2013年9月12日星期四

ARCHIGRAM


Between 1960 and 1974 Archigram created over 900 drawings, among them the plan for the “Plug-in City” by Peter Cook. This provocative project suggests a hypothetical fantasy city, containing modular residential units that “plug in” to a central infrastructural mega machine. The Plug-in City is in fact not a city, but a constantly evolving mega structure that incorporates residences, transportation and other essential services–all movable by giant cranes. 



Persistent precedents and concerns of modernism lay at the heart of Plug-In City’s theoretical impulse, not limited to the concept of collective living, integration of transportation and the accommodation of rapid change in the urban environment. In his book Archigram: Architecture without Architecture, Simon Sadler suggests that “The aesthetic of incompleteness, apparent throughout the Plug-In scheme and more marked than in megastructural precedents, may have derived from the construction sites of the building boom that followed the economic reconstruction of Europe.” 

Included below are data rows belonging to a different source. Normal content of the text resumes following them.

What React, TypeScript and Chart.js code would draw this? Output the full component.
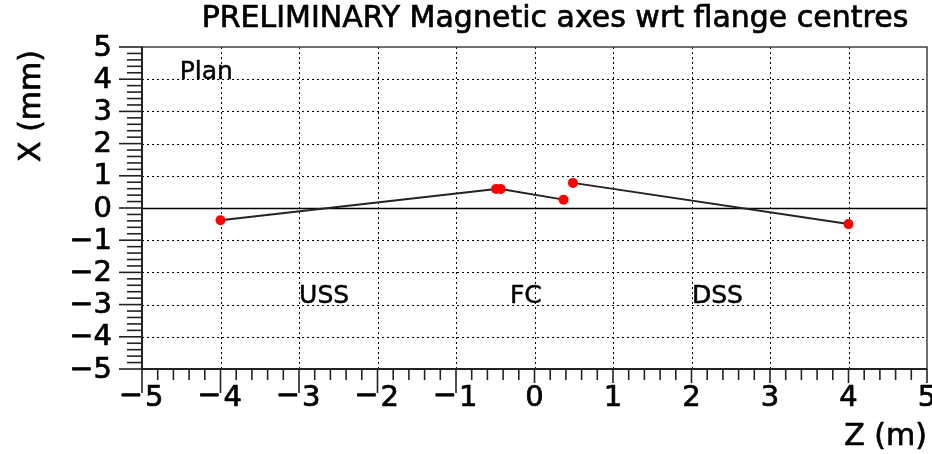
import { useEffect, useRef } from "react";
import { Chart, registerables } from "chart.js";

Chart.register(...registerables);

// Titles
const chartTitle = "PRELIMINARY Magnetic axes wrt flange centres";
const xAxisTitle = "Z (m)";
const yAxisTitle = "X (mm)";

// Axis ranges and major tick values
const zLimits = [-5, 5];
const xLimits = [-5, 5];
const zMajorTicks = [-5, -4, -3, -2, -1, 0, 1, 2, 3, 4, 5];
const xMajorTicks = [-5, -4, -3, -2, -1, 0, 1, 2, 3, 4, 5];
const minorDivisions = 5;

// Measured magnetic axis offsets: upstream chain (USS + FC) and downstream chain (DSS)
const upstreamZ = [-4.0, -0.49, -0.43, 0.37];
const upstreamX = [-0.38, 0.59, 0.59, 0.26];
const downstreamZ = [0.49, 4.0];
const downstreamX = [0.78, -0.5];

// Region captions
const regionNames = ["Plan", "USS", "FC", "DSS"];

const FONT = "'DejaVu Sans', sans-serif";

const toPoints = (zs: number[], xs: number[]) => zs.map((z, i) => ({ x: z, y: xs[i] }));

// Slightly heavier text, drawn as fill plus a thin outline
function heavyText(ctx: CanvasRenderingContext2D, text: string, x: number, y: number) {
  ctx.fillText(text, x, y);
  ctx.strokeText(text, x, y);
}

const decorations = {
  id: "rootStyleAxes",
  beforeDatasetsDraw(chart: any) {
    const { ctx, chartArea: a, scales } = chart;
    const sx = scales.x;
    const sy = scales.y;
    ctx.save();
    // dotted grid
    ctx.strokeStyle = "#000";
    ctx.lineWidth = 1;
    ctx.setLineDash([2, 3]);
    for (const v of zMajorTicks) {
      if (v === zLimits[0] || v === zLimits[1]) continue;
      const px = Math.round(sx.getPixelForValue(v)) + 0.5;
      ctx.beginPath();
      ctx.moveTo(px, a.top);
      ctx.lineTo(px, a.bottom);
      ctx.stroke();
    }
    for (const v of xMajorTicks) {
      if (v === xLimits[0] || v === xLimits[1] || v === 0) continue;
      const py = Math.round(sy.getPixelForValue(v)) + 0.5;
      ctx.beginPath();
      ctx.moveTo(a.left, py);
      ctx.lineTo(a.right, py);
      ctx.stroke();
    }
    ctx.setLineDash([]);
    // zero line
    const y0 = Math.round(sy.getPixelForValue(0)) + 0.5;
    ctx.lineWidth = 1.3;
    ctx.beginPath();
    ctx.moveTo(a.left, y0);
    ctx.lineTo(a.right, y0);
    ctx.stroke();
    // frame
    ctx.lineWidth = 1.4;
    ctx.strokeStyle = "#333";
    ctx.strokeRect(a.left, a.top, a.right - a.left, a.bottom - a.top);
    ctx.restore();
  },
  afterDraw(chart: any) {
    const { ctx, chartArea: a, scales } = chart;
    const sx = scales.x;
    const sy = scales.y;
    ctx.save();
    ctx.strokeStyle = "#222";
    ctx.fillStyle = "#000";
    // axis lines
    ctx.lineWidth = 2;
    ctx.beginPath();
    ctx.moveTo(a.left, a.top);
    ctx.lineTo(a.left, a.bottom);
    ctx.lineTo(a.right, a.bottom);
    ctx.stroke();

    // y ticks (outside, left)
    ctx.lineWidth = 1.6;
    for (let i = 0; i < xMajorTicks.length; i++) {
      const v = xMajorTicks[i];
      const py = sy.getPixelForValue(v);
      ctx.beginPath();
      ctx.moveTo(a.left - 23, py);
      ctx.lineTo(a.left, py);
      ctx.stroke();
      if (i < xMajorTicks.length - 1) {
        const step = (xMajorTicks[i + 1] - v) / minorDivisions;
        for (let k = 1; k < minorDivisions; k++) {
          const pm = sy.getPixelForValue(v + k * step);
          ctx.beginPath();
          ctx.moveTo(a.left - 15, pm);
          ctx.lineTo(a.left, pm);
          ctx.stroke();
        }
      }
    }
    // x ticks (below axis)
    for (let i = 0; i < zMajorTicks.length; i++) {
      const v = zMajorTicks[i];
      const px = sx.getPixelForValue(v);
      ctx.beginPath();
      ctx.moveTo(px, a.bottom);
      ctx.lineTo(px, a.bottom + (v < 0 ? 24 : 14));
      ctx.stroke();
      if (i < zMajorTicks.length - 1) {
        const step = (zMajorTicks[i + 1] - v) / minorDivisions;
        for (let k = 1; k < minorDivisions; k++) {
          const pm = sx.getPixelForValue(v + k * step);
          ctx.beginPath();
          ctx.moveTo(pm, a.bottom);
          ctx.lineTo(pm, a.bottom + 11);
          ctx.stroke();
        }
      }
    }

    ctx.strokeStyle = "#000";
    ctx.lineWidth = 0.7;
    ctx.lineJoin = "round";

    // y tick labels
    ctx.font = `29px ${FONT}`;
    ctx.textAlign = "right";
    ctx.textBaseline = "middle";
    for (const v of xMajorTicks) {
      const label = v < 0 ? `\u2212${-v}` : `${v}`;
      heavyText(ctx, label, a.left - 30, sy.getPixelForValue(v) + 1);
    }
    // x tick labels: digit right of the tick, minus sign at the tick foot
    ctx.textBaseline = "alphabetic";
    for (const v of zMajorTicks) {
      const px = sx.getPixelForValue(v);
      const digits = `${Math.abs(v)}`;
      if (v < 0) {
        ctx.textAlign = "left";
        heavyText(ctx, digits, px + 3, a.bottom + 37);
        ctx.textAlign = "right";
        heavyText(ctx, "\u2212", px + 1, a.bottom + 35);
      } else {
        ctx.textAlign = "center";
        heavyText(ctx, digits, px, a.bottom + 37);
      }
    }

    // axis titles
    ctx.font = `30px ${FONT}`;
    ctx.textAlign = "right";
    ctx.textBaseline = "middle";
    heavyText(ctx, xAxisTitle, a.right, 437);
    ctx.save();
    ctx.translate(32, a.top + 3);
    ctx.rotate(-Math.PI / 2);
    ctx.textAlign = "right";
    heavyText(ctx, yAxisTitle, 0, 0);
    ctx.restore();

    // main title
    ctx.font = `30px ${FONT}`;
    ctx.textAlign = "center";
    ctx.textBaseline = "middle";
    heavyText(ctx, chartTitle, 555, 19);

    // region captions
    ctx.lineWidth = 0.5;
    ctx.font = `25px ${FONT}`;
    ctx.textAlign = "left";
    heavyText(ctx, regionNames[0], sx.getPixelForValue(-4.52), sy.getPixelForValue(4.2));
    ctx.textAlign = "center";
    heavyText(ctx, regionNames[1], sx.getPixelForValue(-2.68), sy.getPixelForValue(-2.75));
    heavyText(ctx, regionNames[2], sx.getPixelForValue(-0.11), sy.getPixelForValue(-2.75));
    heavyText(ctx, regionNames[3], sx.getPixelForValue(2.33), sy.getPixelForValue(-2.75));
    ctx.restore();
  },
};

export default function App() {
  const canvasRef = useRef<HTMLCanvasElement | null>(null);

  useEffect(() => {
    if (!canvasRef.current) return;
    const lineStyle = {
      borderColor: "#222",
      borderWidth: 2,
      pointRadius: 5,
      pointBackgroundColor: "#ff0000",
      pointBorderColor: "#ff0000",
      pointBorderWidth: 0,
      tension: 0,
      fill: false,
    };
    const chart = new Chart(canvasRef.current, {
      type: "line",
      data: {
        datasets: [
          { label: "USS-FC", data: toPoints(upstreamZ, upstreamX), ...lineStyle },
          { label: "DSS", data: toPoints(downstreamZ, downstreamX), ...lineStyle },
        ],
      },
      options: {
        animation: false,
        responsive: false,
        layout: { padding: { left: 142, right: 4, top: 47, bottom: 85 } },
        plugins: {
          legend: { display: false },
          title: { display: false },
          tooltip: { enabled: false },
        },
        scales: {
          x: { type: "linear", min: zLimits[0], max: zLimits[1], display: false },
          y: { type: "linear", min: xLimits[0], max: xLimits[1], display: false },
        },
      },
      plugins: [decorations],
    });
    return () => chart.destroy();
  }, []);

  return (
    <div style={{ position: "fixed", left: 0, top: 0, width: 932, height: 454, background: "#fff" }}>
      <canvas ref={canvasRef} width={932} height={454} />
    </div>
  );
}
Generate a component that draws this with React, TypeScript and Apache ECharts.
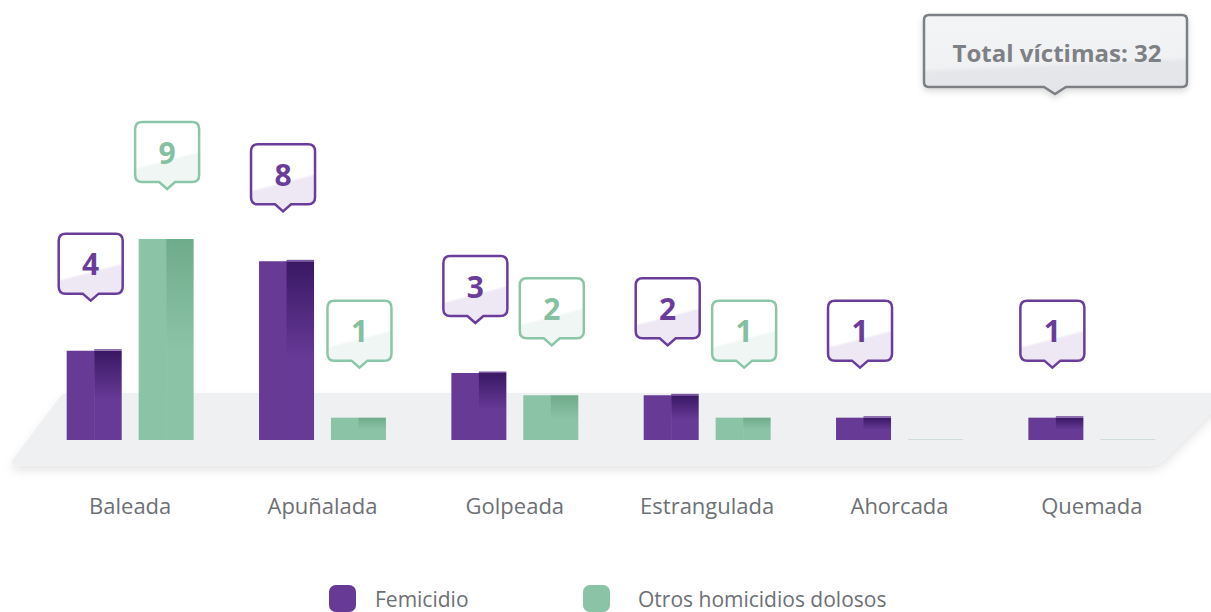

Dissatisfaction with this status quo pushed the experimental architectural collective to dream of alternative urban scenarios that flied in the face of the superficial formalism and dull suburban tendencies common to British modernism of the time. The Plug-In City, along with other projects such as The Walking City or The Instant City, suggested a nomadic way of life and, more importantly, a liberation from the modernist answer of suburbia. 





Archigram was formed in 1960 at the Architecture Association in London by six architects and designers, Peter Cook, Warren Chalk, Ron Herron, Dennis CromptIon, Michael Webb and David Greene. In 1961, Archigram (an eponymous publication whose name was derived from the combination of the words “architecture” + “telegram”) was born as a single sheet magazine filled with poems and sketches. As David Greene wrote in the first issue, it was meant as a platform for the voices of a young generation of architects and artists: 
“A new generation of architecture must arise with forms and spaces which seem to reject the precepts of ‘Modern’ yet in fact retains those precepts. We have chosen to bypass the decaying Bauhaus image which is an insult to functionalism.”